Estamos justamente preocupados por el medio ambiente y vemos cada vez más claramente lo equivocada que es la contaminación. No sólo es egoísta, sino que también daña este hermoso planeta que Dios nos ha regalado.

Pero si el efecto de los pensamientos internos pudiera verse visiblemente, tendríamos mucho cuidado con lo que pensamos, porque son como la contaminación espiritual. Contaminan nuestro entorno espiritual, nuestra mente y nuestra comunidad.

Jesús nos enseña sobre esto en el evangelio de hoy, advirtiéndonos contra una vida de fe basada meramente en lo externo. Este es un gran peligro al que pueden enfrentarse especialmente los creyentes religiosos.

Los antiguos judíos eran escrupulosos con la limpieza ritual. No se preocupaban tanto por la pureza del alma. Algunos católicos de hoy pueden ser muy rigurosos con las prescripciones litúrgicas, pero con ello miran con orgullo a los demás, como el fariseo de la parábola miraba con desprecio al recaudador de impuestos pecador.

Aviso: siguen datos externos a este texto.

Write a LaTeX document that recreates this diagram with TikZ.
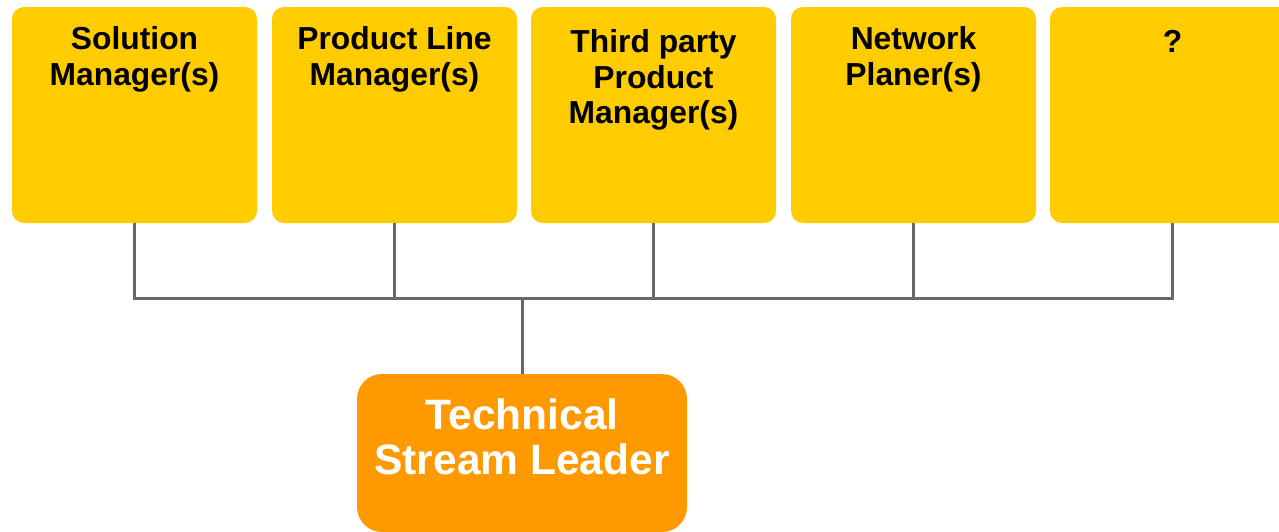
\documentclass[tikz,border=0pt]{standalone}
\usepackage{fontspec}
\setmainfont{Liberation Sans}
\usepackage{tikz}
\usetikzlibrary{positioning}

\definecolor{boxyellow}{HTML}{FFCC00}
\definecolor{leadorange}{HTML}{FF9900}
\definecolor{linkgray}{HTML}{686868}

\tikzset{
  rolebox/.style={fill=boxyellow, rounded corners=12pt, minimum width=245pt, minimum height=216pt, inner sep=0pt},
  roletext/.style={anchor=north, align=center, inner sep=0pt, font=\fontsize{31.8}{35.5}\selectfont\bfseries},
  leadbox/.style={fill=leadorange, rounded corners=25pt, minimum width=330pt, minimum height=158pt, inner sep=0pt},
  leadtext/.style={anchor=north, align=center, inner sep=0pt, text=white, font=\fontsize{42.5}{45.5}\selectfont\bfseries},
  link/.style={draw=linkgray, line width=3pt}
}

\begin{document}
\begin{tikzpicture}[x=1pt, y=-1pt]
    \clip (0,0) rectangle (1279,531);
    \fill[white] (0,0) rectangle (1279,531);

    % role boxes
    \node[rolebox] (sm)  at (134.5,115) {};
    \node[rolebox] (plm) at (394.5,115) {};
    \node[rolebox] (tpm) at (653.5,115) {};
    \node[rolebox] (np)  at (913.5,115) {};
    \node[rolebox] (q)   at (1172.5,115) {};

    \node[roletext] (smtext)  at (134.5,26.5) {Solution\\Manager(s)};
    \node[roletext] (plmtext) at (394.5,26.5) {Product Line\\Manager(s)};
    \node[roletext] (tpmtext) at (653.5,29.5) {Third party\\Product\\Manager(s)};
    \node[roletext] (nptext)  at (913.5,26.5) {Network\\Planer(s)};
    \node[roletext] (qtext)   at (1172.5,30) {?};

    % stream leader
    \node[leadbox] (tsl) at (522,453) {};
    \node[leadtext] (tsltext) at (522,398) {Technical\\Stream Leader};

    \coordinate (bus) at (522,298);
    \draw[link] (sm.south) |- (bus) -| (q.south);
    \foreach \r in {plm,tpm,np}
      \draw[link] (\r.south) -- (\r.south |- bus);
    \draw[link] (bus) -- (tsl.north);

\end{tikzpicture}
\end{document}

Nuestro Señor enumera una serie de pecados que surgen del corazón: “Porque de dentro, del corazón del hombre, salen los pensamientos perversos, las fornicaciones, robos, homicidios, adulterios, codicias, malicias, fraudes, desenfreno, envidia, difamación, orgullo, frivolidad. Todas esas maldades salen de dentro y hacen al hombre impuro”.

Basándose en las enseñanzas de Cristo, la Iglesia distingue entre pecados internos y externos. Estos últimos son acciones que pueden verse u oírse, pero los pecados internos son simplemente pensamientos. Los pensamos, pero nadie los ve, salvo Dios, que nos juzgará por cada uno de nuestros pensamientos (véase Rom 2,16). Cuando Dios nos dio los 10 mandamientos, también prohibió los pecados internos, que están cubiertos por los dos últimos mandamientos: “no codicies la mujer de tu prójimo” y “no codicies los bienes de tu prójimo”. Estos dos mandamientos nos invitan a controlar nuestros pensamientos. La acción exterior no sirve de nada si nuestro corazón está corrompido: de hecho, sólo conduce a la hipocresía y, por tanto, a una mayor condena.

La Iglesia enseña que, en muchos aspectos, los pecados internos son más peligrosos que los externos, porque son mucho más fáciles de cometer y porque, si no los controlamos, pronto conducen a obras pecaminosas.

Por eso, nuestra fe nos pide que luchemos por controlar nuestros pensamientos e incluso nuestra vista. Si miramos cosas impuras o miramos a los demás como meros cuerpos, utilizándolos para el placer sexual en nuestros pensamientos, es como una contaminación moral. Estamos corrompiendo nuestro corazón. Y lo mismo ocurre si nos permitimos pensar negativamente de los demás.